## Listed entries
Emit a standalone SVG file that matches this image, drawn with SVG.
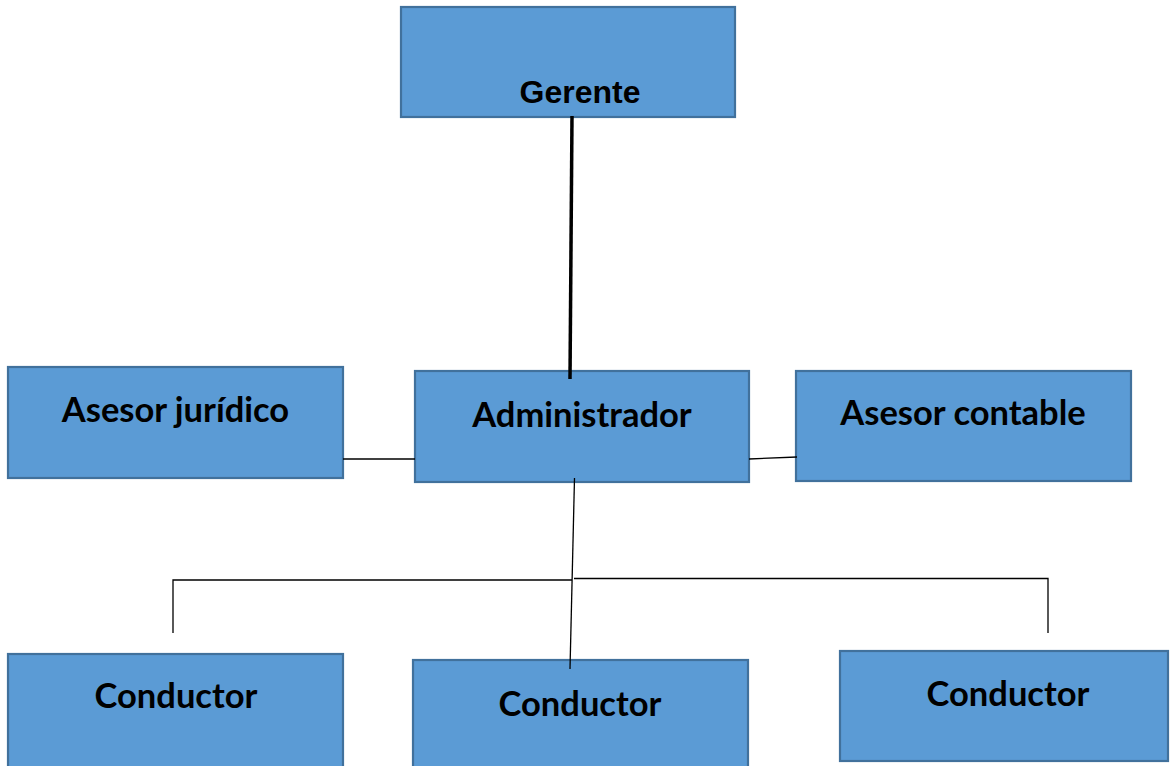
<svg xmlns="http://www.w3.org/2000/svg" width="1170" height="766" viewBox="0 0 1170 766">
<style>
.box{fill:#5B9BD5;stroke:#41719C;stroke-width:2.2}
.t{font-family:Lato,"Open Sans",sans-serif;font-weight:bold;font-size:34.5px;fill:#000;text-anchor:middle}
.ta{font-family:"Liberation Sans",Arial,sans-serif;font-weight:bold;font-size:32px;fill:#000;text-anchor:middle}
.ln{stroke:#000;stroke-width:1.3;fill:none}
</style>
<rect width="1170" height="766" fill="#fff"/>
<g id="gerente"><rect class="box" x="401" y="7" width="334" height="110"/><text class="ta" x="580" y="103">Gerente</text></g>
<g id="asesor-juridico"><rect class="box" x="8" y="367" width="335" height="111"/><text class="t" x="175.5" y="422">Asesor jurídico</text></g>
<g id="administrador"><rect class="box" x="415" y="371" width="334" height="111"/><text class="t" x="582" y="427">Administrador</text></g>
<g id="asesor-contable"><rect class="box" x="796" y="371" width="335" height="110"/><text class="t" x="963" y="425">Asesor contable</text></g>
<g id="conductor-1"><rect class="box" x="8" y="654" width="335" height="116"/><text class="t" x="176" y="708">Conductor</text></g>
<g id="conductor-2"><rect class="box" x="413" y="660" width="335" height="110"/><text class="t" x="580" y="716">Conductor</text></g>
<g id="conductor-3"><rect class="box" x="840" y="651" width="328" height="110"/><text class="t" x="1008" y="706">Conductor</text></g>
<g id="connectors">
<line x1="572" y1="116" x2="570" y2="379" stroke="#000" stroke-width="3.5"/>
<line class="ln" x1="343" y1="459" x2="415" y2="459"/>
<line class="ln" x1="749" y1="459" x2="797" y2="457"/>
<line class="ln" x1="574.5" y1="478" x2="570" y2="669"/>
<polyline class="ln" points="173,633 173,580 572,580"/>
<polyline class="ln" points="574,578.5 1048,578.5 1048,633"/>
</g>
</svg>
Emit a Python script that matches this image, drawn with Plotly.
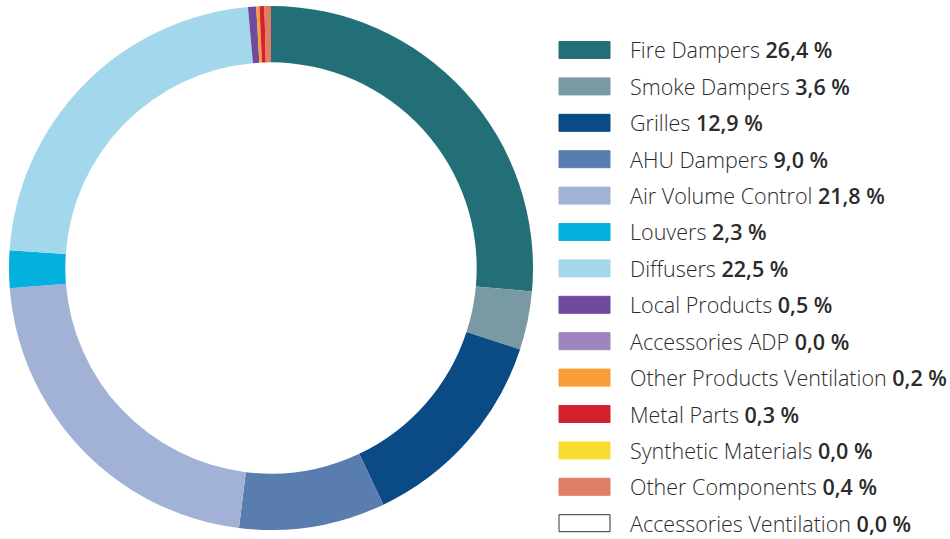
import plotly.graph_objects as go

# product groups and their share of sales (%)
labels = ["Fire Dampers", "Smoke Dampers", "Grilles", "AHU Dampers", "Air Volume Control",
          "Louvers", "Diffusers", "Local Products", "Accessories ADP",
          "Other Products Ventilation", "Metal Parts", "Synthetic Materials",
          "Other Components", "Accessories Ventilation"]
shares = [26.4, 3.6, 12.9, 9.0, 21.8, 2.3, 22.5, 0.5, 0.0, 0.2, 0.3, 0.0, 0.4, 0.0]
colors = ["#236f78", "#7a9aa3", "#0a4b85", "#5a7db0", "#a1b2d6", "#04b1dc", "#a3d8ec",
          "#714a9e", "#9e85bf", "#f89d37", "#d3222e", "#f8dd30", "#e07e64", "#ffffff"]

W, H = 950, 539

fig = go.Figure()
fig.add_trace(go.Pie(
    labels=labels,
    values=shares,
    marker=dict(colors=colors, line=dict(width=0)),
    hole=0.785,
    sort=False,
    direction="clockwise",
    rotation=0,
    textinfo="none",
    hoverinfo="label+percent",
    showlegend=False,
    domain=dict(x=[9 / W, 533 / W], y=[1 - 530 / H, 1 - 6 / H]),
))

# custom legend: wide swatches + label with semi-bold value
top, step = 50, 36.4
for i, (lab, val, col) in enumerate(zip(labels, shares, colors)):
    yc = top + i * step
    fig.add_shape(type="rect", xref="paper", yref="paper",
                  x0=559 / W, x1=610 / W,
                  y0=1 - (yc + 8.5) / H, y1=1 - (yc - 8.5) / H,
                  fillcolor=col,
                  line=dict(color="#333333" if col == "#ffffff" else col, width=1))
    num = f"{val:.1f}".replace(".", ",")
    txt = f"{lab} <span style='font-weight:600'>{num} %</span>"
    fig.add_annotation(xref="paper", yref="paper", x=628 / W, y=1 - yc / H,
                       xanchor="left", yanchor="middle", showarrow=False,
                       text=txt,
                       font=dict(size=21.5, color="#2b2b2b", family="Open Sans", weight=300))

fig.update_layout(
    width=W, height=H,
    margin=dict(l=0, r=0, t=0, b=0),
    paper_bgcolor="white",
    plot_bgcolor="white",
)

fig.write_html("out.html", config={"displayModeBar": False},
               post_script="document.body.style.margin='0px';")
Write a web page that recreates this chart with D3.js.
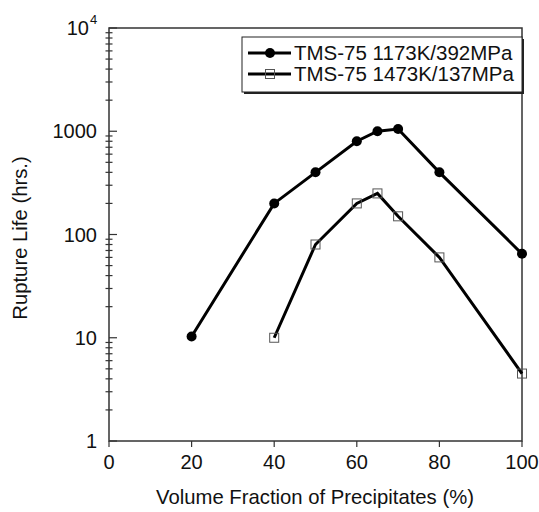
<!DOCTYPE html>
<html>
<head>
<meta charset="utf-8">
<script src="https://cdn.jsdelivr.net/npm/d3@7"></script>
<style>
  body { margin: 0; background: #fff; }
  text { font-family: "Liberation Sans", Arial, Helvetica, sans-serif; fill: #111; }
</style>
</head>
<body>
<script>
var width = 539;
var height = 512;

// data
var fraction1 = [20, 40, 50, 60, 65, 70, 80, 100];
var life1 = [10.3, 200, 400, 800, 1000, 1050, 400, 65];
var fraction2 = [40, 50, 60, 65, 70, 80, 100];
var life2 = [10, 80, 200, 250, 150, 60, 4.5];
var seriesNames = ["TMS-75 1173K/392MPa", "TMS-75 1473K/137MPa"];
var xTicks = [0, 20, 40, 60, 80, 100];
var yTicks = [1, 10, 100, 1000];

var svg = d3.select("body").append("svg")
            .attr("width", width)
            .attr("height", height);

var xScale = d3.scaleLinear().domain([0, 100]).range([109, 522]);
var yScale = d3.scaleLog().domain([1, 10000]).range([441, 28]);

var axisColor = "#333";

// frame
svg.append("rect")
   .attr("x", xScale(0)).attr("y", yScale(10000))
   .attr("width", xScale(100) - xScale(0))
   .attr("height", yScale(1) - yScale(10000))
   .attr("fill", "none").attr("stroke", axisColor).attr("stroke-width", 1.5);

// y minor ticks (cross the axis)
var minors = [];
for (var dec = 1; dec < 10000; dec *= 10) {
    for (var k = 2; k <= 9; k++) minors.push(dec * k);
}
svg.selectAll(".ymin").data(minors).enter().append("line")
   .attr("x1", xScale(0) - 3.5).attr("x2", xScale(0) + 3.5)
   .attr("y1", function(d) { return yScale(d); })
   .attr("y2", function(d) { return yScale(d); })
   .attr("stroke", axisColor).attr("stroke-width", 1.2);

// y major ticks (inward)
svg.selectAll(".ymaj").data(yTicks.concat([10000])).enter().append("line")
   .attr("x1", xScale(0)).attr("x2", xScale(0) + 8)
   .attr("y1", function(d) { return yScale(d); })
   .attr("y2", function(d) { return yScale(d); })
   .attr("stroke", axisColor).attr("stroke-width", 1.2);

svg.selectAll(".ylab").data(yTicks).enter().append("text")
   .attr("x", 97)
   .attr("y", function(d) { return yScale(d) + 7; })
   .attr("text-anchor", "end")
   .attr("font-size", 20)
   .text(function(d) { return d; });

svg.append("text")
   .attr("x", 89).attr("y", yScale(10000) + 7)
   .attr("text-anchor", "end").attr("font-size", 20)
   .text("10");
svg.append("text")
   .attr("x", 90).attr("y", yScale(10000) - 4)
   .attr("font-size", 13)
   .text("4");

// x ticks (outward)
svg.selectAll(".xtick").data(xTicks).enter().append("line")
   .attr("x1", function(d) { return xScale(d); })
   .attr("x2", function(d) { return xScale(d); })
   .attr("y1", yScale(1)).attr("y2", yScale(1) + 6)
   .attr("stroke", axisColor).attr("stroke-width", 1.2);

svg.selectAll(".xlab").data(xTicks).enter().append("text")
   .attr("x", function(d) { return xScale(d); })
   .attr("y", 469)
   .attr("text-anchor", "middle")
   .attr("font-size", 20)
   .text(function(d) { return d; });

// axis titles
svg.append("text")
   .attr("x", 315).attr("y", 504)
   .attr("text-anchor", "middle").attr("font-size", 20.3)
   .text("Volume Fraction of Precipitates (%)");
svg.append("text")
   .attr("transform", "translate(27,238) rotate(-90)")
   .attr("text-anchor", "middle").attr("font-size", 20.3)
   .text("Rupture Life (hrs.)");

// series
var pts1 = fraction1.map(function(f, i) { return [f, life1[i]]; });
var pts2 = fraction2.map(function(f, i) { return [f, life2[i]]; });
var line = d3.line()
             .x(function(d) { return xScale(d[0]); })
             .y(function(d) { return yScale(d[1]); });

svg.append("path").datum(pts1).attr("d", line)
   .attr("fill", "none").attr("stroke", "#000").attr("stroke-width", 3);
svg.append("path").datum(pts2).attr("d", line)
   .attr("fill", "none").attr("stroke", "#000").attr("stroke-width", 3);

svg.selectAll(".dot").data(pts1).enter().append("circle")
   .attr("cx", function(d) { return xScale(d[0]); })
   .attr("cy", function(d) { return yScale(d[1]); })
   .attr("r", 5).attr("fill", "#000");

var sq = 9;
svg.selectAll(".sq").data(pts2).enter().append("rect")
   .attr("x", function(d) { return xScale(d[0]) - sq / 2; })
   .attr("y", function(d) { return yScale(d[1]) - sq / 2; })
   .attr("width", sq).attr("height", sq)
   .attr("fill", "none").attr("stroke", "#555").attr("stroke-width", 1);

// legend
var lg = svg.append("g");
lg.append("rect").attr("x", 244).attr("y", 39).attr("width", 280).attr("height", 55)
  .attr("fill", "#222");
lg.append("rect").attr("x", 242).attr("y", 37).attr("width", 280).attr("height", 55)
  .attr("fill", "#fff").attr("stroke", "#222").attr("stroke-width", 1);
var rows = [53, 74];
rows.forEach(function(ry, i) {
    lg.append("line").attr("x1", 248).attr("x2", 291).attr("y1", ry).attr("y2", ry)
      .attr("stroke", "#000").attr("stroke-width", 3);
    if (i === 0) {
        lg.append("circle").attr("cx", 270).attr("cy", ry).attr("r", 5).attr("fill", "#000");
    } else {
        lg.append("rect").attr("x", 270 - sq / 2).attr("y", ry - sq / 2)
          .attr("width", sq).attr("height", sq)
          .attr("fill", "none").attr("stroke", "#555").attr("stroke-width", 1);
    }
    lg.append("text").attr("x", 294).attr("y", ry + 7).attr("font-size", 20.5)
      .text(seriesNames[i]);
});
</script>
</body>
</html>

## What is asked
Up in the listing, locate the line with "Emit a Python"; print it and every line after it down to the line with "import plotly.graph_objects as go", which is included too. Skip the pictures.

## The completed task
Emit a Python script that matches this image, drawn with Plotly.
import plotly.graph_objects as go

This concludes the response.